What no one tells you about today's troops in Iraq

I interviewed a local woman today who served in Iraq and now has returned home to be a mother. We actually used to work together years ago in the Ohio Army National Guard so it was good to catch up.

As we were talking about her experience in Iraq, it reminded me of the co-ed living conditions that exist in most military areas of today's battlefield.

During most of my stay in Operation Iraqi Freedom, I lived in a "12-man" tent. There were six women and six men. The 12 of us worked together in the Operations section of our command 8-12 hours per day, and then lived together in the same tent. Each of us had a 6X8 living space (that included our cots) as part of an open area. Not much room at all.

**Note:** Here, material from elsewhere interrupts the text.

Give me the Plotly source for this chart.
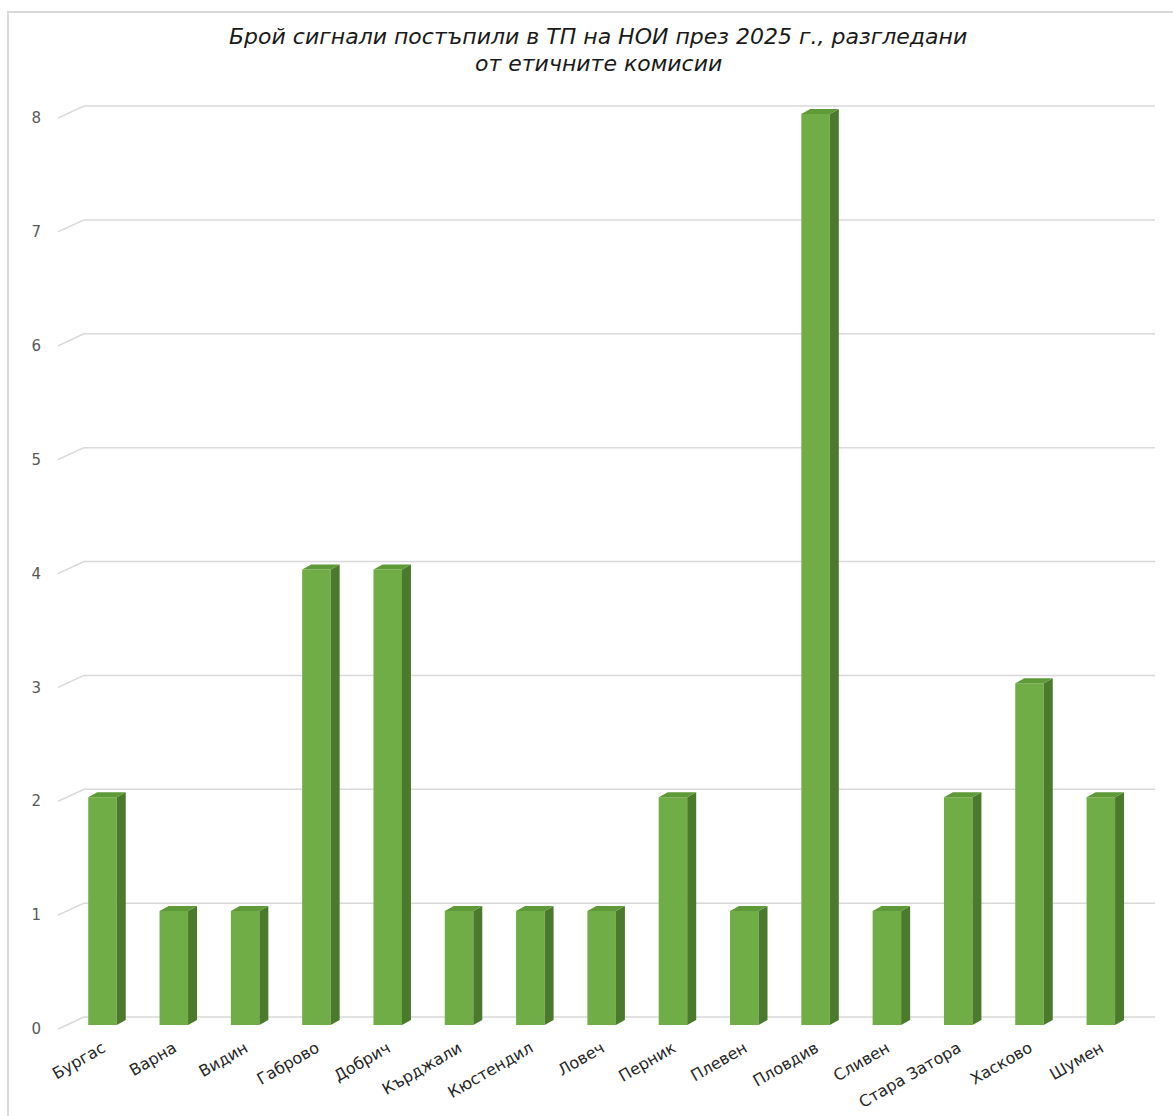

Six men and six women. One big happy Army, right?

Well .. I doubt any of our spouses were pleased with the set up .. make that I know they weren't pleased. Some emailed the commanders to let them know that they didn't like it one bit.

What many don't realize is that today's military is set up to be operationally effective, and if that means men and women living and sleeping side-by-side with bunks a few feet apart, so be it.

To be honest, even as professional soldiers, the idea took time to accept. I wasn't used to having to go to the restroom to change clothes, but with a co-ed arrangement, we all had to be more modest as you can imagine. Still, when it was 130-degrees and you're trying to sleep, everyone just had to suck it up and not be offended by the fellow soldiers of the opposite sex.

At one point, I had a 50-year-old mother of two on one side of me .. and a 23-year-old woman who was newly married and worked for the Victoria secret catalogue living in the bunk on the other side of me.

After a short time, we all adjusted and just accepted it as part of our tour of duty. Certainly, there were bigger tasks ahead than just being uncomfortable with seeing someone's sweaty underwear. Still, the comfort level of our family members back home didn't like it then .. and probably still don't like it today.

I just wonder how many of you would have accepted those living arrangements. Officers living with enlisted, older soldiers next to younger soldiers, and men living with women. We had it all in our tent.

Think you could do it?


anne said...

It would be awkward at first, but yes I think I could do it. When you are insuch extreme conditions, the awkwardness would soon fade, as you said.

Anonymous said...

I would think that just about everything about this situation would be awkward and awful. Seems like it would all be part of the package -- a nightmare package delivered in the middle of the night from a company you did not place an order with.